To shoot it, we used two camera bodies to film. It’s sixteen millimeter film, which is different than shooting digitally. When you shoot digitally, you can stop and start, there’s nothing wasted. But there’s more tension and excitement in doing a long take on film. It means more, more is at stake. So all of those factors and the proximity of the camera to Sydney’s face intensified what she was feeling. We waited to shoot that scene. In a four-week or five-week film shoot, it’s not a scene you do week two. It’s a scene you save to the end. And a lot of people don’t think this way, but sort of how you schedule a film can shape the performances that you get.
I did tell [Sidney] to personalize the answers to her life as much as possible, even questions just about her smoking and her family having any history of heart disease. I also kind of quarantined her a little bit on set that day, because when you work on a film set, it’s a little like a construction site. I hate it, and I really insisted that that day she have a quiet room to sit in alone.
When you’re depicting abortion on-screen, it’s a very loaded subject. You’re dealing with a history of it being portrayed incorrectly or the weight of depicting something accurately. Going into this film, did you have very specific ideas about how you wanted to depict abortion?
It was challenging. I had a lot of anxiety about how I was going to film it because I was working with Planned Parenthood and I didn’t want to increase a stigma and make it seem traumatic. But on the flip side, I think it’s very realistic that a 17-year-old would be very nervous and fearful about the physical aspects of the procedure, even if they’re not doubting their choice. That was something that hung over me, that I wanted it to be true to what I felt the character would feel and not make women think, god I would never do that after they saw it. I hope I found a balance because there is anxiety going into it and doing it alone. That’s really what is at the core of her experience, doing it alone.

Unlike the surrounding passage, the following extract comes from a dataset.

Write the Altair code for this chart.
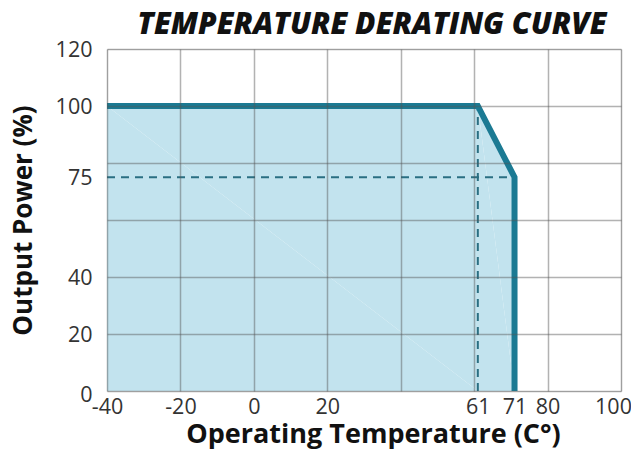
import altair as alt
import pandas as pd

# Derating curve (temperature °C, output power %)
curve_temp = [-40, 61, 71, 71]
curve_power = [100, 100, 75, 0]

# Reference dashed lines
h_dash_x = [-40, 71]
h_dash_y = [75, 75]
v_dash_x = [61, 61]
v_dash_y = [0, 100]

# Axis tick labels and grid positions
x_labels = [-40, -20, 0, 20, 61, 71, 80, 100]
x_grid = [-40, -20, 0, 20, 40, 60, 80, 100]
y_labels = [0, 20, 40, 75, 100, 120]
y_grid = [0, 20, 40, 60, 80, 100, 120]

curve_df = pd.DataFrame({"t": curve_temp, "p": curve_power, "o": list(range(len(curve_temp)))})
hdash_df = pd.DataFrame({"t": [h_dash_x[0]], "t2": [h_dash_x[1]], "p": [h_dash_y[0]]})
vdash_df = pd.DataFrame({"t": [v_dash_x[0]], "p": [v_dash_y[0]], "p2": [v_dash_y[1]]})

FONT = "Open Sans"
LINE = "#1b7a93"

xscale = alt.Scale(domain=[-40, 100], nice=False, zero=False)
yscale = alt.Scale(domain=[0, 120], nice=False, zero=False)

grid_x_axis = alt.Axis(values=x_grid, grid=True, labels=False, ticks=False, domain=False,
                       title=None, orient="bottom", gridColor="#555555", gridWidth=1.5,
                       gridOpacity=0.45, zindex=1)
grid_y_axis = alt.Axis(values=y_grid, grid=True, labels=False, ticks=False, domain=False,
                       title=None, orient="left", gridColor="#555555", gridWidth=1.5,
                       gridOpacity=0.45, zindex=1)

lab_x_axis = alt.Axis(values=x_labels, grid=False, ticks=False, domain=False, orient="bottom",
                      title="Operating Temperature (C°)", labelFont=FONT, labelFontSize=21.5,
                      labelColor="#333333", labelPadding=5, titleFont=FONT, titleFontSize=27,
                      titleFontWeight="bold", titleColor="#111111", titlePadding=4, titleX=266,
                      labelFlush=False, labelOverlap=False, labelExpr="'' + datum.value",
                      labelOffset=alt.expr("datum.value == 100 ? -8 : 0"))
lab_y_axis = alt.Axis(values=y_labels, grid=False, ticks=False, domain=False, orient="left",
                      title="Output Power (%)", labelFont=FONT, labelFontSize=21.5,
                      labelColor="#333333", labelPadding=15,
                      labelOffset=alt.expr("datum.value == 0 ? 4 : 1"), titleFont=FONT,
                      titleFontSize=26, titleFontWeight="bold", titleColor="#111111",
                      titlePadding=19, labelFlush=False, labelOverlap=False)

area = alt.Chart(curve_df).mark_area(color="#c2e3ee", opacity=1).encode(
    x=alt.X("t:Q", scale=xscale, axis=grid_x_axis),
    y=alt.Y("p:Q", scale=yscale, axis=grid_y_axis),
    order="o:Q",
)

hdash = alt.Chart(hdash_df).mark_rule(color="#2a6f82", strokeWidth=2, strokeDash=[8, 6]).encode(
    x=alt.X("t:Q", scale=xscale, axis=None), x2="t2:Q", y=alt.Y("p:Q", scale=yscale, axis=None)
)
vdash = alt.Chart(vdash_df).mark_rule(color="#2a6f82", strokeWidth=2, strokeDash=[8, 6]).encode(
    x=alt.X("t:Q", scale=xscale, axis=None), y=alt.Y("p:Q", scale=yscale, axis=None), y2="p2:Q"
)

line = alt.Chart(curve_df).mark_line(color=LINE, strokeWidth=6, strokeCap="butt").encode(
    x=alt.X("t:Q", scale=xscale, axis=lab_x_axis),
    y=alt.Y("p:Q", scale=yscale, axis=lab_y_axis),
    order="o:Q",
)

chart = alt.layer(area, hdash, vdash, line).resolve_axis(x="independent", y="independent").properties(
    width=514,
    height=342,
    autosize=alt.AutoSizeParams(type="none"),
    padding={"left": 99, "top": 41, "right": 10, "bottom": 63},
    title=alt.TitleParams(
        "TEMPERATURE DERATING CURVE", font=FONT, fontSize=30, fontWeight=800, fontStyle="italic",
        color="#111111", anchor="middle", dx=8, offset=-1,
    ),
).configure_view(stroke="#333333", strokeWidth=2).configure(background="white")

chart.save("out.html", embed_options={"renderer": "svg", "actions": False})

Skylar and Autumn have to deal with a lot of leering, predatory men in the movie, whether it’s a man masturbating on the train or father figure. Why was it important to you to include those moments and that culture of toxicity?
When you think about a conventional story, a hero’s journey, which is something they talk a lot about in screenwriting which in some respects the film is, there’s always an antagonist. I didn’t want an antagonist, I didn’t want to explore who had gotten her pregnant. But I was thinking about how I could explore an atmosphere and an environment that is antagonistic to women because that’s so true to our experiences. In a way, the film explores the kind of ambient sexism all young women learn to navigate and deflect and ultimately become sort of desensitized to as you get older.
You work with young actors or first-time or non-actors. And clearly, with this film you care a lot about the accuracy of the clinic conversations and the realism of the story. What’s your relationship like with realism as a director?
I think it’s funny, the concept realism. What is real? You know, because obviously real is as much constructed as any genre is. And I think ultimately realism is what feels authentic to me as the creator. Was it real or authentic to cast a British kid to play a teenager from South Brooklyn in Beach Rats? No. But was he most authentic emotionally to me, for the character? Yes. So realism is ultimately what feels real to me.